Republican presidential candidate Michele Bachmann's new Iowa campaign co-chair recently claimed that marriage equality would lead to people marrying objects like the Eiffel Tower.
In a statement on the campaign's website last week, Bachmann's Iowa Campaign Manager Eric Woolson said that he was "proud" to welcome Tamara Scott as the Iowa co-chair because she "understands the critical time we are in."
Scott, who also serves as state director for Concerned Women for America, led the fight last year to remove three justices from the Iowa Supreme Court who ruled to legalize same sex marriage, according to Right Wing Watch.
Speaking in June to Bob Vander Plaats, president of the conservative advocacy group The Family Leader, Scott warned that allowing gays to marry was a slippery slope that could lead to "polyamory" and "objectum sexualism," meaning that people could marry objects.
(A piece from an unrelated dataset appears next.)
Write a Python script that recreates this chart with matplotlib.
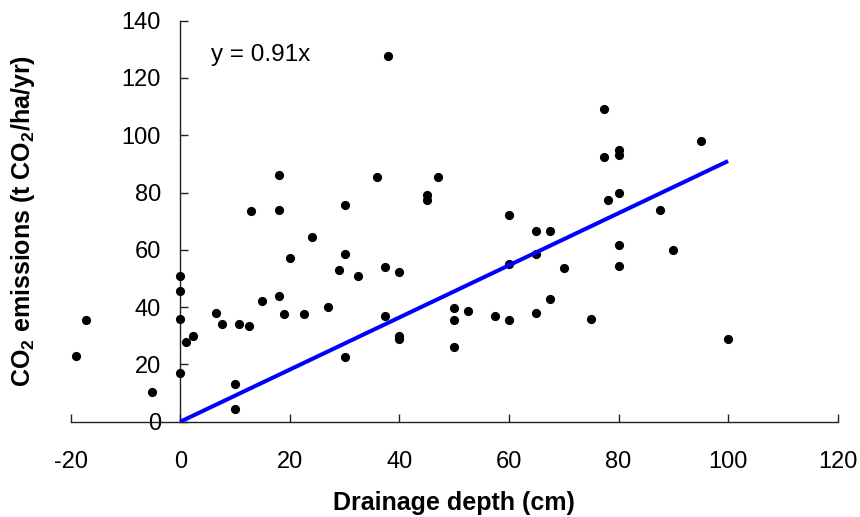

"I even have articles on polyamory," she told Vander Plaats. "There are sects of polyamory. Those are people who are involved in a committed relationship, a man and a wife, or a boyfriend and a girlfriend, and that is their committed relationship. And then they have several other relationships in combination with that."
"We didn't bring up the objectum sexualism," she continued. "I don't know if you've seen this one, where a woman marries the Eiffel Tower. Or someone marries an object. I know you at home are thinking this woman is nuts. I'm not making it up. ... The red herring will be the headline of tomorrow, of ten years if we don't deal with it today."
While there is no evidence that same sex marriage is a slippery slope to "objectum sexualism," Scott was correct that a woman did once claim she was married to the Eiffel Tower.
Erika La Tour Eiffel, a former U.S. soldier, said she married the landmark in 2007 and later took it as her last name. In 2008, she finally consummated the marriage by straddling one of the iron beams naked.
"I will tell you that I know love is being reciprocated," she told ABC News in 2009.